A new report from the Federal Trade Commission found that tax return fraud actually declined recently, and Social Security scams stepped in to take their place. These scams can manifest in a few different ways, but all of them are intended to steal your money, your identity or both.
Listen to the real scam below:
In one of the Social Security scams circulating, a caller claiming to be from the Social Security Administration informs you that there has been suspicious identity theft activity involving your SSN. You are urged to purchase a prepaid debit card, iTunes gift card or other reloadable funds card and transfer all of your money out of your bank accounts and onto that card. This is supposed to keep those dangerous hackers from getting your money. The agent calls back later to confirm that you have done it, and then tells you the Social Security Administration will record the card’s account number and PIN number in your file, supposedly to protect your money in case something happens to that card. Once you read the card number and the PIN number to the fake agent, they will drain the funds off the card and you will now be completely broke.
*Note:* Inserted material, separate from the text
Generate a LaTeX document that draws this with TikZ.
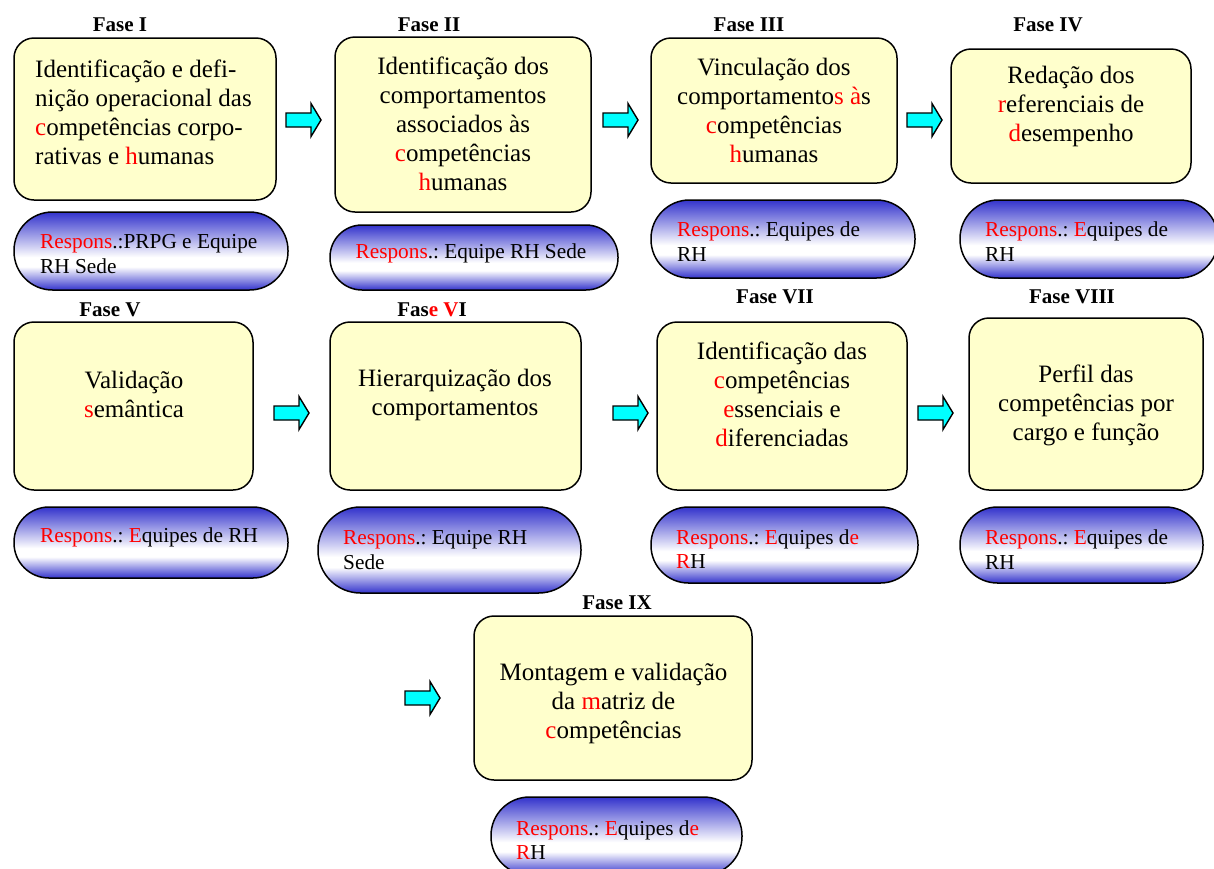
\documentclass[tikz,border=0pt]{standalone}
\usepackage{fontspec}
\setmainfont{Liberation Serif}
\frenchspacing
\definecolor{boxfill}{RGB}{255,255,204}
\definecolor{pillblue}{RGB}{51,51,204}
\definecolor{arrowcyan}{RGB}{0,255,255}
% blue at top and bottom, white band a little below the middle
\pgfdeclareverticalshading{pillshade}{100bp}{color(0bp)=(pillblue); color(25bp)=(pillblue); color(40bp)=(white); color(46bp)=(white); color(75bp)=(pillblue); color(100bp)=(pillblue)}
\newcommand{\redtx}[1]{\textcolor{red}{#1}}
\begin{document}
\begin{tikzpicture}[x=1pt,y=-1pt,
  phasebox/.style={draw, line width=1.5pt, fill=boxfill, rounded corners=20pt, inner sep=0pt},
  pill/.style={draw, line width=1.5pt, shading=pillshade, rounded corners=#1, inner sep=0pt},
  boxtext/.style={inner sep=0pt, align=center, font=\fontsize{25}{29}\selectfont},
  pilltext/.style={inner sep=0pt, align=left, anchor=west, font=\fontsize{21.3}{24.5}\selectfont},
  phaselabel/.style={inner sep=0pt, font=\fontsize{21}{24}\selectfont\bfseries},
  flowarrow/.pic={\draw[line width=1.4pt, fill=arrowcyan, line join=miter]
      (0,-7) -- (25,-7) -- (25,-16.5) -- (35,0) -- (25,16.5) -- (25,7) -- (0,7) -- cycle;}
]
\useasboundingbox[fill=white] (0,0) rectangle (1214,868);

% ---------- phase titles ----------
\node[phaselabel] (l1) at (120,25)   {Fase I};
\node[phaselabel] (l2) at (429,25)   {Fase II};
\node[phaselabel] (l3) at (749,25)   {Fase III};
\node[phaselabel] (l4) at (1048,25)  {Fase IV};
\node[phaselabel] (l5) at (110,310)  {Fase V};
\node[phaselabel] (l6) at (432,310)  {Fas\redtx{e V}I};
\node[phaselabel] (l7) at (775,297)  {Fase VII};
\node[phaselabel] (l8) at (1072,297) {Fase VIII};
\node[phaselabel] (l9) at (617,603)  {Fase IX};

% ---------- phase boxes ----------
\node[phasebox, minimum width=262pt, minimum height=162pt] (b1) at (145,119)   {};
\node[phasebox, minimum width=256pt, minimum height=175pt] (b2) at (463,124.5) {};
\node[phasebox, minimum width=246pt, minimum height=145pt] (b3) at (774,110.5) {};
\node[phasebox, minimum width=240pt, minimum height=134pt] (b4) at (1071,116)  {};
\node[phasebox, minimum width=239pt, minimum height=168pt] (b5) at (133.5,406) {};
\node[phasebox, minimum width=251pt, minimum height=168pt] (b6) at (455.5,406) {};
\node[phasebox, minimum width=250pt, minimum height=168pt] (b7) at (782,406)   {};
\node[phasebox, minimum width=234pt, minimum height=172pt] (b8) at (1086,404)  {};
\node[phasebox, minimum width=278pt, minimum height=164pt] (b9) at (613,698)   {};

% ---------- box texts ----------
\node[boxtext, align=left, anchor=west] (t1) at (35,112.5)
  {Identificação e defi-\\nição operacional das\\\redtx{c}ompetências corpo-\\rativas e \redtx{h}umanas};
\node[boxtext] (t2) at (463,123.5)
  {Identificação dos\\comportamentos\\associados às\\\redtx{c}ompetências\\\redtx{h}umanas};
\node[boxtext] (t3) at (774,110)
  {Vinculação dos\\comportamento\redtx{s à}s\\\redtx{c}ompetências\\\redtx{h}umanas};
\node[boxtext] (t4) at (1071,106)
  {Redação dos\\\redtx{r}eferenciais de\\\redtx{d}esempenho};
\node[boxtext] (t5) at (134,394.5)
  {Validação\\\redtx{s}emântica};
\node[boxtext] (t6) at (455,394.5)
  {Hierarquização dos\\comportamentos};
\node[boxtext] (t7) at (782,394)
  {Identificação das\\\redtx{c}ompetências\\\redtx{e}ssenciais e\\\redtx{d}iferenciadas};
\node[boxtext] (t8) at (1086,405)
  {Perfil das\\competências por\\cargo e função};
\node[boxtext] (t9) at (613.5,703.5)
  {Montagem e validação\\da \redtx{m}atriz de\\\redtx{c}ompetências};

% ---------- responsibility pills ----------
\node[pill=38.5pt, minimum width=274pt, minimum height=78pt] (p1) at (151,251)    {};
\node[pill=32pt,   minimum width=288pt, minimum height=65pt] (p2) at (474,257.5)  {};
\node[pill=38.5pt, minimum width=264pt, minimum height=78pt] (p3) at (783,239)    {};
\node[pill=38.5pt, minimum width=258pt, minimum height=78pt] (p4) at (1089,239)   {};
\node[pill=35pt,   minimum width=274pt, minimum height=71pt] (p5) at (151,542.5)  {};
\node[pill=42.5pt, minimum width=263pt, minimum height=86pt] (p6) at (449.5,550)  {};
\node[pill=37.5pt, minimum width=267pt, minimum height=76pt] (p7) at (784.5,545)  {};
\node[pill=37.5pt, minimum width=243pt, minimum height=76pt] (p8) at (1081.5,545) {};
\node[pill=38.5pt, minimum width=251pt, minimum height=78pt] (p9) at (616.5,836)  {};

\node[pilltext] (r1) at (40,254)    {\redtx{Respons}.:PRPG e Equipe\\RH Sede};
\node[pilltext, anchor=center] (r2) at (471,253) {\redtx{Respons}.: Equipe RH Sede};
\node[pilltext] (r3) at (677,241.5) {\redtx{Respons}.: Equipes de\\RH};
\node[pilltext] (r4) at (985,241.5) {\redtx{Respons}.: \redtx{E}quipes de\\RH};
\node[pilltext] (r5) at (40,537)    {\redtx{Respons}.: \redtx{E}quipes de RH};
\node[pilltext] (r6) at (343,550)   {\redtx{Respons}.: Equipe RH\\Sede};
\node[pilltext] (r7) at (676,549)   {\redtx{Respons}.: \redtx{E}quipes d\redtx{e}\\\redtx{R}H};
\node[pilltext] (r8) at (985,549.5) {\redtx{Respons}.: \redtx{E}quipes de\\RH};
\node[pilltext] (r9) at (516,840)   {\redtx{Respons}.: \redtx{E}quipes d\redtx{e}\\\redtx{R}H};

% ---------- block arrows between phases ----------
\pic (a1) at (286,120) {flowarrow};
\pic (a2) at (603,120) {flowarrow};
\pic (a3) at (907,120) {flowarrow};
\pic (a4) at (274,413) {flowarrow};
\pic (a5) at (613,413) {flowarrow};
\pic (a6) at (918,413) {flowarrow};
\pic (a7) at (405,698) {flowarrow};
\end{tikzpicture}
\end{document}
The more common of the Social Security scams, is to call a potential victim and claim that their SSN has been suspended. This scam has actually been at work for some time, but there has recently been a renewed number of victim reports. In this Social Security scam, a fake agent tells you that your number has been suspended due to possible identity theft, meaning you will no longer receive benefits, it can no longer be used for health care or other benefits. You are required to confirm your SSN and some other sensitive personal information for the agent in order to reinstate your SSN. After you confirm your personal identifying information, the fake agent steals your identity and uses it for a variety of malicious activities, including opening new lines of credit and claiming your benefits.
In order to protect yourself, you must adopt one ridiculously easy habit: never believe what you hear over the phone. It is far too easy to scam people via phone, and thanks to simple tools that anyone can acquire, the scammer can even change their phone number on your caller ID in order to look legitimate. Therefore, it is vital that you ignore any warning or request from anyone who calls you—and the same is true for emails, social media messages or texts. If there is a genuine problem with your account or your information, you can always contact the organization, agency, or business directly to put the matter to rest.